Using the United Nations 17 Sustainable Development Goals as a starting point my work explored a variety of materials, technologies and systems to create sustainable design solutions for a variety of environments on and off world. 

Insect House is located within an autonomous community in La Garrucha, Chiapas, Mexico, prototyping a cricket farm providing a sustainable food source and income stream for the community. Bamboo was chosen as a local, sustainable, earthquake-resistant resource and a variety of construction techniques are exhibited in the design. Rainwater harvesting and photovoltaic panels maintain autonomy and provide extra resources for the local community.

Venturing off-world to explore recent developments in space technology exposed the sustainable design required for the extreme autonomous environment situating Martian House. I focussed on closed loop systems and material efficiency of In-Situ Resource Utilisation methods. In the pursuit of advanced technology it became apparent that often the most reliable and functional systems and materials are natural and minimally processed having been developed and refined over millions of years whilst closed loop systems often fail due to unknown unknowns. 

My research culminated in the Life Support Centre employing high and low technologies from previous projects to create a sustainable design integrating within and improving Manchester’s existing ecosystem.
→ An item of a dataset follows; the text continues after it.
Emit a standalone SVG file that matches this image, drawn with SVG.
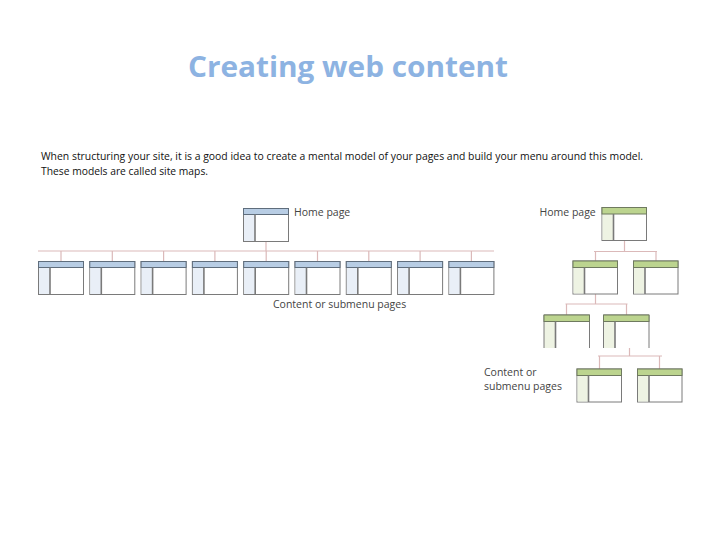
<svg xmlns="http://www.w3.org/2000/svg" xmlns:xlink="http://www.w3.org/1999/xlink" width="720" height="540" viewBox="0 0 720 540">
<style>
.title{font-family:"Open Sans","Noto Sans","Liberation Sans",sans-serif;font-weight:bold;font-size:29px;fill:#8db3e2}
.body{font-family:"Open Sans","Liberation Sans",sans-serif;font-size:10.5px;fill:#111}
.lbl{font-family:"Open Sans","Noto Sans","Liberation Sans",sans-serif;font-size:10.5px;fill:#444}
.conn{stroke:#dbb9b9;stroke-width:1.2;fill:none}
.frame{fill:#fff;stroke:#7a7a7a;stroke-width:1}
.side{stroke:#7a7a7a;stroke-width:1.6}
</style>
<defs>
<g id="blueBox">
<rect class="frame" x="0" y="0" width="45" height="33"/>
<rect x="0.5" y="6" width="11" height="26.5" fill="#e9eff7"/>
<rect x="0" y="0" width="45" height="6" fill="#b8cde4" stroke="#5f6d7c" stroke-width="1"/>
<line class="side" x1="11.5" y1="6" x2="11.5" y2="33"/>
</g>
<g id="greenBox">
<rect class="frame" x="0" y="0" width="44.5" height="33"/>
<rect x="0.5" y="6.5" width="11" height="26" fill="#eef3e3"/>
<rect x="0" y="0" width="44.5" height="6.5" fill="#bcd48f" stroke="#6f7a5f" stroke-width="1"/>
<line class="side" x1="11.5" y1="6.5" x2="11.5" y2="33"/>
</g>
<g id="greenOpen">
<rect x="0" y="6.5" width="11.5" height="26.5" fill="#eef3e3"/>
<path d="M0 33 V0 H45.5 V33" fill="none" stroke="#7a7a7a" stroke-width="1"/>
<rect x="0" y="0" width="45.5" height="6.5" fill="#bcd48f" stroke="#6f7a5f" stroke-width="1"/>
<line class="side" x1="11.5" y1="6.5" x2="11.5" y2="33"/>
</g>
</defs>
<rect width="720" height="540" fill="#fff"/>
<text class="title" x="188" y="77" textLength="320" lengthAdjust="spacingAndGlyphs">Creating web content</text>
<text class="body" x="41" y="160" textLength="602" lengthAdjust="spacingAndGlyphs">When structuring your site, it is a good idea to create a mental model of your pages and build your menu around this model.</text>
<text class="body" x="41" y="175" textLength="167" lengthAdjust="spacingAndGlyphs">These models are called site maps.</text>
<g id="connectors">
<path class="conn" d="M266 241 V251 M38 251 H494 M61 251 V261.5 M112.3 251 V261.5 M163.6 251 V261.5 M214.9 251 V261.5 M266.2 251 V261.5 M317.5 251 V261.5 M368.8 251 V261.5 M420.1 251 V261.5 M471.4 251 V261.5"/>
<path class="conn" d="M624.5 240.5 V251.5 M594 251.5 H657 M595.5 251.5 V261 M656 251.5 V261 M595.5 294 V304 M565.5 304 H627.5 M566.5 304 V315 M626.5 304 V315 M629.5 348 V356 M598 356 H662 M599.5 356 V369 M659.5 356 V369"/>
</g>
<g id="left-home"><use xlink:href="#blueBox" x="243.5" y="208.5"/></g>
<g id="left-p1"><use xlink:href="#blueBox" x="38.5" y="261.5"/></g>
<g id="left-p2"><use xlink:href="#blueBox" x="89.8" y="261.5"/></g>
<g id="left-p3"><use xlink:href="#blueBox" x="141.1" y="261.5"/></g>
<g id="left-p4"><use xlink:href="#blueBox" x="192.4" y="261.5"/></g>
<g id="left-p5"><use xlink:href="#blueBox" x="243.7" y="261.5"/></g>
<g id="left-p6"><use xlink:href="#blueBox" x="295" y="261.5"/></g>
<g id="left-p7"><use xlink:href="#blueBox" x="346.3" y="261.5"/></g>
<g id="left-p8"><use xlink:href="#blueBox" x="397.6" y="261.5"/></g>
<g id="left-p9"><use xlink:href="#blueBox" x="448.9" y="261.5"/></g>
<text class="lbl" x="294" y="216">Home page</text>
<text class="lbl" x="273" y="307.5">Content or submenu pages</text>
<g id="right-home"><use xlink:href="#greenBox" x="602" y="207.5"/></g>
<g id="right-a"><use xlink:href="#greenBox" x="573" y="261"/></g>
<g id="right-b"><use xlink:href="#greenBox" x="633.5" y="261"/></g>
<g id="right-c"><use xlink:href="#greenOpen" x="544" y="315"/></g>
<g id="right-d"><use xlink:href="#greenOpen" x="603.5" y="315"/></g>
<g id="right-e"><use xlink:href="#greenBox" x="577" y="369"/></g>
<g id="right-f"><use xlink:href="#greenBox" x="637.5" y="369"/></g>
<text class="lbl" x="539.5" y="216">Home page</text>
<text class="lbl" x="484" y="376">Content or</text>
<text class="lbl" x="484" y="390">submenu pages</text>
</svg>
A clay rich site on Water Street in Manchester City Centre requires remediation but mixed with agricultural waste (i.e. corn, rice husk or straw) can produce a biodegradable PLA capable of being 3D printed. A layered timber gridshell roof achieves the required column free span of the pools. Heat pumps in the River Irwell and gym heat the swimming pools. Waste water is initially treated in a small scale anaerobic digester to remove sludge and smell before entering algae, plankton, fish and reed filtration ponds until finally depositing in the River Irwell.